*Problem*
Restate the full listing word for word and leave the pictures out.
*** Recorded information ***
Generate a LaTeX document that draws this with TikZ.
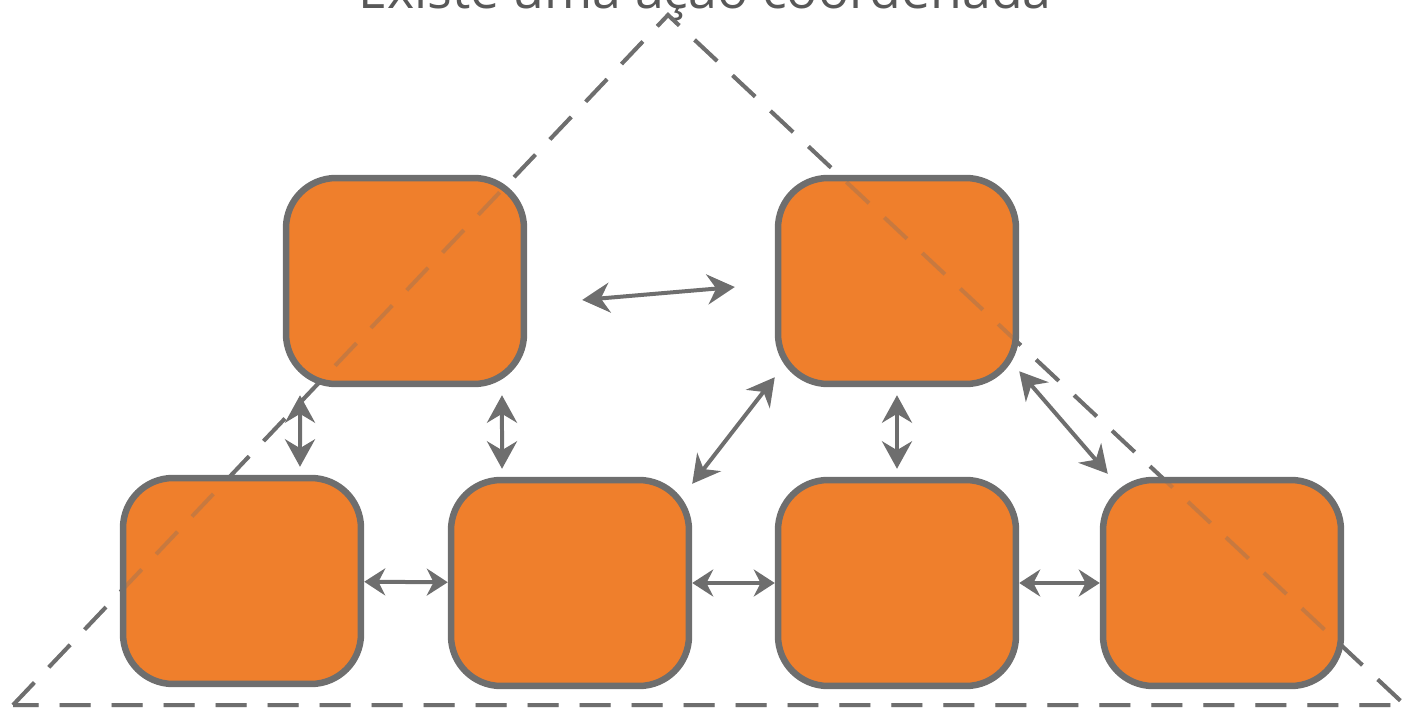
\documentclass[tikz,border=0pt]{standalone}
\usepackage{fontspec}
\setmainfont{Open Sans}
\usetikzlibrary{arrows.meta}
\definecolor{boxorange}{HTML}{EF7F2C}
\definecolor{linegray}{HTML}{6E6E6E}

\begin{document}
\begin{tikzpicture}[x=0.02cm,y=-0.02cm,
  agent/.style={draw=linegray, line width=0.13cm, fill=boxorange, rounded corners=1cm,
    minimum width=4.76cm, minimum height=4.12cm},
  link/.style={linegray, line width=0.08cm,
    {Stealth[length=0.55cm,width=0.6cm]}-{Stealth[length=0.55cm,width=0.6cm]}},
  short link/.style={linegray, line width=0.08cm,
    {Stealth[length=0.42cm,width=0.54cm]}-{Stealth[length=0.42cm,width=0.54cm]}},
  border/.style={linegray, line width=0.08cm, dash pattern=on 0.62cm off 0.42cm}]
\useasboundingbox (0,0) rectangle (1411,710);

\node [anchor=base, text=linegray!80!black, font=\fontsize{29.5}{34}\selectfont] (t0) at (705,9) {Existe uma ação coordenada};

\coordinate (apex) at (668,15);
\coordinate (bl) at (13,705);
\coordinate (br) at (1405,705);
\draw [border] (bl) -- (apex) -- (br) -- cycle;

\node [agent] (n0) at (405,281) {};
\node [agent] (n1) at (897,281) {};

\node [agent] (n2) at (242,581) {};
\node [agent] (n3) at (570,583) {};
\node [agent] (n4) at (897,583) {};
\node [agent] (n5) at (1222,583) {};

% dashed outline shows faintly through the boxes
\draw [border, opacity=0.3] (bl) -- (apex) -- (br) -- cycle;

\draw [link] ([xshift=1.1cm,yshift=-0.38cm]n0.east) -- ([xshift=-0.8cm,yshift=-0.12cm]n1.west);

\draw [link] ([xshift=-2.1cm,yshift=-0.16cm]n0.south) -- ([xshift=1.16cm,yshift=0.16cm]n2.north);
\draw [link] ([xshift=1.94cm,yshift=-0.16cm]n0.south) -- ([xshift=-1.36cm,yshift=0.16cm]n3.north);
\draw [link] ([yshift=-0.14cm]n3.north east) -- ([yshift=0.2cm]n1.south west);
\draw [link] ([yshift=-0.16cm]n1.south) -- ([yshift=0.16cm]n4.north);
\draw [link] ([yshift=0.32cm]n1.south east) -- ([xshift=0.16cm,yshift=0.06cm]n5.north west);

\draw [short link] (n2) -- (n3);
\draw [short link] (n3) -- (n4);
\draw [short link] (n4) -- (n5);

\end{tikzpicture}
\end{document}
***
*Result of this task*
Generate a LaTeX document that draws this with TikZ.
\documentclass[tikz,border=0pt]{standalone}
\usepackage{fontspec}
\setmainfont{Open Sans}
\usetikzlibrary{arrows.meta}
\definecolor{boxorange}{HTML}{EF7F2C}
\definecolor{linegray}{HTML}{6E6E6E}

\begin{document}
\begin{tikzpicture}[x=0.02cm,y=-0.02cm,
  agent/.style={draw=linegray, line width=0.13cm, fill=boxorange, rounded corners=1cm,
    minimum width=4.76cm, minimum height=4.12cm},
  link/.style={linegray, line width=0.08cm,
    {Stealth[length=0.55cm,width=0.6cm]}-{Stealth[length=0.55cm,width=0.6cm]}},
  short link/.style={linegray, line width=0.08cm,
    {Stealth[length=0.42cm,width=0.54cm]}-{Stealth[length=0.42cm,width=0.54cm]}},
  border/.style={linegray, line width=0.08cm, dash pattern=on 0.62cm off 0.42cm}]
\useasboundingbox (0,0) rectangle (1411,710);

\node [anchor=base, text=linegray!80!black, font=\fontsize{29.5}{34}\selectfont] (t0) at (705,9) {Existe uma ação coordenada};

\coordinate (apex) at (668,15);
\coordinate (bl) at (13,705);
\coordinate (br) at (1405,705);
\draw [border] (bl) -- (apex) -- (br) -- cycle;

\node [agent] (n0) at (405,281) {};
\node [agent] (n1) at (897,281) {};

\node [agent] (n2) at (242,581) {};
\node [agent] (n3) at (570,583) {};
\node [agent] (n4) at (897,583) {};
\node [agent] (n5) at (1222,583) {};

% dashed outline shows faintly through the boxes
\draw [border, opacity=0.3] (bl) -- (apex) -- (br) -- cycle;

\draw [link] ([xshift=1.1cm,yshift=-0.38cm]n0.east) -- ([xshift=-0.8cm,yshift=-0.12cm]n1.west);

\draw [link] ([xshift=-2.1cm,yshift=-0.16cm]n0.south) -- ([xshift=1.16cm,yshift=0.16cm]n2.north);
\draw [link] ([xshift=1.94cm,yshift=-0.16cm]n0.south) -- ([xshift=-1.36cm,yshift=0.16cm]n3.north);
\draw [link] ([yshift=-0.14cm]n3.north east) -- ([yshift=0.2cm]n1.south west);
\draw [link] ([yshift=-0.16cm]n1.south) -- ([yshift=0.16cm]n4.north);
\draw [link] ([yshift=0.32cm]n1.south east) -- ([xshift=0.16cm,yshift=0.06cm]n5.north west);

\draw [short link] (n2) -- (n3);
\draw [short link] (n3) -- (n4);
\draw [short link] (n4) -- (n5);

\end{tikzpicture}
\end{document}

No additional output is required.